During the three months ended June 30, 2021
and 2020, in connection with these related party loans, the Company imputed interest of $6,009 and $5,300, respectively, and recorded
interest expense and an increase in additional paid-in capital.
During the six months ended June 30, 2021
and 2020, in connection with these related party loans, the Company imputed interest of $11,484 and $10,739, respectively, and recorded
interest expense and an increase in additional paid-in capital.
Office Space
from Related Party
The Company uses office space of a related
party, free of rent, which is considered immaterial.
Common Stock
Sold to related party for Cash
On
May 20, 2021, the Company sold 10,000 shares of common stock at a price of $0.10 per share to a related party pursuant to a stock purchase
agreement. The Company did not engage any placement agent with respect to the sales.

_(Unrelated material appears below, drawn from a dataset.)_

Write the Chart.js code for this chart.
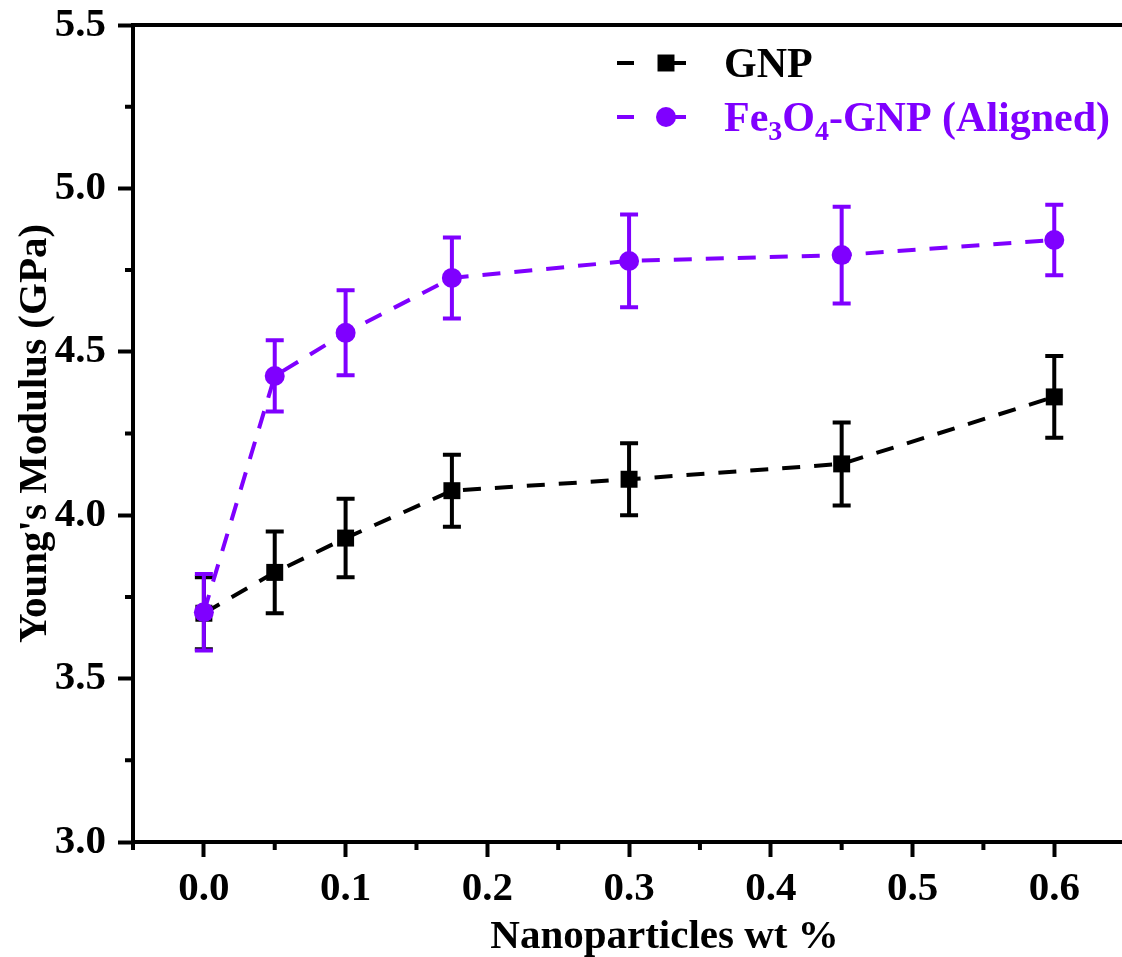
<!DOCTYPE html>
<html>
<head>
<meta charset="utf-8">
<title>Young's Modulus vs nanoparticle loading</title>
<script src="https://cdn.jsdelivr.net/npm/chart.js@4.4.1/dist/chart.umd.min.js"></script>
<style>
  html, body { margin: 0; padding: 0; background: #fff; overflow: hidden; }
  #wrap { width: 1208px; height: 957px; }
</style>
</head>
<body>
<div id="wrap"><canvas id="modulusChart" width="1208" height="957"></canvas></div>
<script>
// nanoparticle loading (wt %)
const loading = [0, 0.05, 0.1, 0.175, 0.3, 0.45, 0.6];

// Young's modulus (GPa) and standard deviation
const gnpModulus = [3.70, 3.825, 3.93, 4.075, 4.11, 4.157, 4.362];
const gnpError = [0.11, 0.125, 0.12, 0.11, 0.11, 0.127, 0.125];
const alignedModulus = [3.703, 4.426, 4.558, 4.726, 4.778, 4.796, 4.842];
const alignedError = [0.117, 0.109, 0.13, 0.124, 0.142, 0.148, 0.108];

const xTicks = [0.0, 0.1, 0.2, 0.3, 0.4, 0.5, 0.6];
const xMinorTicks = [-0.05, 0.05, 0.15, 0.25, 0.35, 0.45, 0.55, 0.65];
const yTicks = [3.0, 3.5, 4.0, 4.5, 5.0, 5.5];
const yMinorTicks = [3.25, 3.75, 4.25, 4.75, 5.25];

const BLACK = '#000000';
const PURPLE = '#7f00ff';
const FONT = '"Liberation Serif", "Times New Roman", serif';

const series = [
    { values: gnpModulus, errors: gnpError, color: BLACK },
    { values: alignedModulus, errors: alignedError, color: PURPLE }
];

function toPoints(values) {
    return loading.map((x, i) => ({ x: x, y: values[i] }));
}

// vertical error bars with flat caps, drawn under the lines and markers
const errorBars = {
    id: 'errorBars',
    beforeDatasetsDraw(chart) {
        const ctx = chart.ctx;
        const xs = chart.scales.x, ys = chart.scales.y;
        ctx.save();
        ctx.lineWidth = 4;
        series.forEach(s => {
            ctx.strokeStyle = s.color;
            loading.forEach((x, i) => {
                const px = xs.getPixelForValue(x);
                const top = ys.getPixelForValue(s.values[i] + s.errors[i]);
                const bot = ys.getPixelForValue(s.values[i] - s.errors[i]);
                ctx.beginPath();
                ctx.moveTo(px, top); ctx.lineTo(px, bot);
                ctx.moveTo(px - 9, top); ctx.lineTo(px + 9, top);
                ctx.moveTo(px - 9, bot); ctx.lineTo(px + 9, bot);
                ctx.stroke();
            });
        });
        ctx.restore();
    }
};

// top frame line, minor ticks, axis titles and legend
const decorations = {
    id: 'decorations',
    afterDraw(chart) {
        const ctx = chart.ctx;
        const area = chart.chartArea;
        const xs = chart.scales.x, ys = chart.scales.y;
        ctx.save();

        ctx.strokeStyle = BLACK;
        ctx.lineWidth = 4;
        ctx.beginPath();
        ctx.moveTo(area.left - 2, area.top);
        ctx.lineTo(area.right, area.top);
        ctx.stroke();

        ctx.beginPath();
        xMinorTicks.forEach(v => {
            const px = xs.getPixelForValue(v);
            ctx.moveTo(px, area.bottom);
            ctx.lineTo(px, area.bottom + 8);
        });
        yMinorTicks.forEach(v => {
            const py = ys.getPixelForValue(v);
            ctx.moveTo(area.left, py);
            ctx.lineTo(area.left - 8, py);
        });
        ctx.stroke();

        // axis titles
        ctx.fillStyle = BLACK;
        ctx.font = 'bold 41px ' + FONT;
        ctx.textAlign = 'center';
        ctx.textBaseline = 'alphabetic';
        ctx.fillText('Nanoparticles wt %', (area.left + area.right) / 2, 948);
        ctx.save();
        ctx.translate(46, (area.top + area.bottom) / 2);
        ctx.rotate(-Math.PI / 2);
        ctx.fillText("Young's Modulus (GPa)", 0, 0);
        ctx.restore();

        // legend
        const rows = [
            { y: 63, color: BLACK, style: 'rect', parts: [['GNP', false]] },
            { y: 117, color: PURPLE, style: 'circle',
              parts: [['Fe', false], ['3', true], ['O', false], ['4', true], ['-GNP (Aligned)', false]] }
        ];
        rows.forEach(r => {
            ctx.strokeStyle = r.color;
            ctx.fillStyle = r.color;
            ctx.lineWidth = 4;
            ctx.beginPath();
            ctx.moveTo(617, r.y);
            ctx.lineTo(634, r.y);
            ctx.moveTo(658, r.y);
            ctx.lineTo(686, r.y);
            ctx.stroke();
            Chart.helpers.drawPoint(ctx, {
                pointStyle: r.style,
                radius: r.style === 'rect' ? 12 : 10,
                borderWidth: 0
            }, 666, r.y);
            let tx = 724;
            ctx.textAlign = 'left';
            r.parts.forEach(([text, sub]) => {
                ctx.font = 'bold ' + (sub ? 28 : 42) + 'px ' + FONT;
                ctx.fillText(text, tx, r.y + 14 + (sub ? 9 : 0));
                tx += ctx.measureText(text).width;
            });
        });
        ctx.restore();
    }
};

const tickFont = { family: FONT, size: 41, weight: 'bold' };

new Chart(document.getElementById('modulusChart'), {
    type: 'line',
    data: {
        datasets: [
            {
                label: 'GNP',
                data: toPoints(gnpModulus),
                borderColor: BLACK,
                backgroundColor: BLACK,
                borderWidth: 4,
                borderDash: [18, 14],
                pointStyle: 'rect',
                pointRadius: 12,
                pointBorderWidth: 0,
                order: 2
            },
            {
                label: 'Fe3O4-GNP (Aligned)',
                data: toPoints(alignedModulus),
                borderColor: PURPLE,
                backgroundColor: PURPLE,
                borderWidth: 4,
                borderDash: [18, 14],
                pointStyle: 'circle',
                pointRadius: 10,
                pointBorderWidth: 0,
                order: 1
            }
        ]
    },
    options: {
        responsive: false,
        animation: false,
        devicePixelRatio: 1,
        layout: { padding: { top: 25, right: 4, bottom: 0, left: 0 } },
        plugins: {
            legend: { display: false },
            tooltip: { enabled: false }
        },
        scales: {
            x: {
                type: 'linear',
                min: -0.05,
                max: 0.7,
                afterBuildTicks: scale => { scale.ticks = xTicks.map(v => ({ value: v })); },
                afterFit: scale => {
                    scale.height = 115;
                    scale.paddingLeft = 0;
                    scale.paddingRight = 0;
                },
                ticks: {
                    callback: v => v.toFixed(1),
                    font: tickFont,
                    color: BLACK,
                    padding: 8,
                    maxRotation: 0,
                    autoSkip: false
                },
                grid: { drawOnChartArea: false, tickLength: 15, tickWidth: 4, tickColor: BLACK },
                border: { display: true, width: 4, color: BLACK }
            },
            y: {
                type: 'linear',
                min: 3.0,
                max: 5.5,
                afterBuildTicks: scale => { scale.ticks = yTicks.map(v => ({ value: v })); },
                afterFit: scale => {
                    scale.width = 133;
                    scale.paddingTop = 0;
                    scale.paddingBottom = 0;
                },
                ticks: {
                    callback: v => v.toFixed(1),
                    font: tickFont,
                    color: BLACK,
                    padding: 12
                },
                grid: { drawOnChartArea: false, tickLength: 15, tickWidth: 4, tickColor: BLACK },
                border: { display: true, width: 4, color: BLACK }
            }
        }
    },
    plugins: [errorBars, decorations]
});
</script>
</body>
</html>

The Company received proceeds of $1,000.
NOTE 5 – Stockholders’
Deficit
Preferred Stock
The total number of preferred shares authorized
that may be issued by the Company is 5,000,000 shares with a par value of $0.001 per share.
As of June 30, 2021 and December 31, 2020,
the Company had no shares of its preferred stock issued and outstanding.
Common Stock
The total number of common shares authorized
that may be issued by the Company is 70,000,000 shares with a par value of $0.001 per share.
As of June 30, 2021 and December 31, 2020,
the Company had 46,023,459 and 45,783,459 shares of its common stock issued and outstanding, respectively.
Common Stock
Sold for Cash
During
the six months ended June 30, 2021, the Company sold an aggregate of 230,000 shares of common stock at a price of $0.10 per share to
investors pursuant to stock purchase agreements. The Company did not engage any placement agent with respect to the sales. The Company
received proceeds of $23,000.
NOTE 6 – Commitments and Contingencies
At June 30, 2021, there were no legal proceedings
against the Company.
NOTE 7 – Subsequent
Events
The
Company has evaluated subsequent events from the balance sheet date through the date the financial statements were issued and has determined
there are no additional events required to be disclosed.